The move would reportedly come as part of a broader effort to limit US investment in Chinese companies and is partly motivated by security concerns.
The threats were intended to increase pressure on Beijing to strike a bargain, Gregori Volokhine, strategist for Meeschaert Financial Services, told news agency AFP.
Legal experts cautioned that Trump lacks the statutory authority to enact such a move, but that he may nonetheless strong-arm investment firms to enforce his will.
The possibility of severe new restrictions on investment in China sent stocks into a tailspin on Wall Street.
The Wall Street nosedive comes in the wake of a relatively positive week, where markets climbed as analysts said fresh optimism about the US-China trade talks was gathering pace.
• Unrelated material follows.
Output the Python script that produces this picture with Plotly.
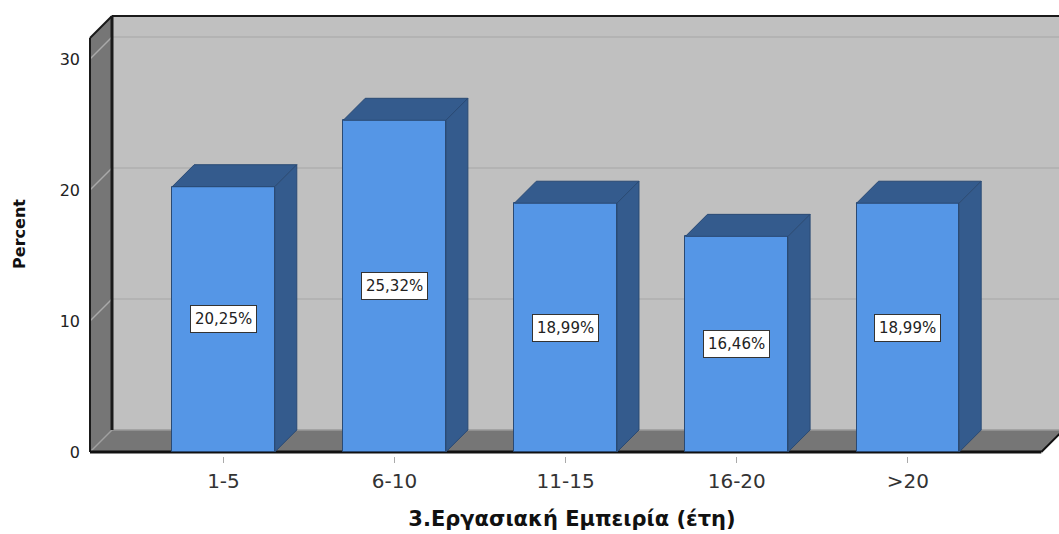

However, big players on the stock market saw their share prices fall following Friday's reports.
Shares of Hangzhou, Zhejiang-based Alibaba ended down 5.15%. JD.com saw its price fall 5.95% and Baidu Inc went down by 3.67%. The iShares China Large-Cap ETF lost 1.15%.
New York Stock Exchange owner Intercontinental Exchange Inc ended the day down 1.88% and shares of Nasdaq Inc fell 1.7% in value.
Reports of the strategic moves from Washington also hit oil prices.
Meanwhile, Chinese Foreign Minister Wang Yi vowed to stand firm in the US trade row, warning that protectionism could trigger a world recession.
"The lessons of the Great Depression should not be forgotten," he told the United Nations General Assembly in New York.
"Tariffs and provocation of trade disputes, which upset global industrial and supply chains, serve to undermine the multilateral trading regime and global economic and trade order," he said.
"They may even plunge the world into recession," the foreign minister added.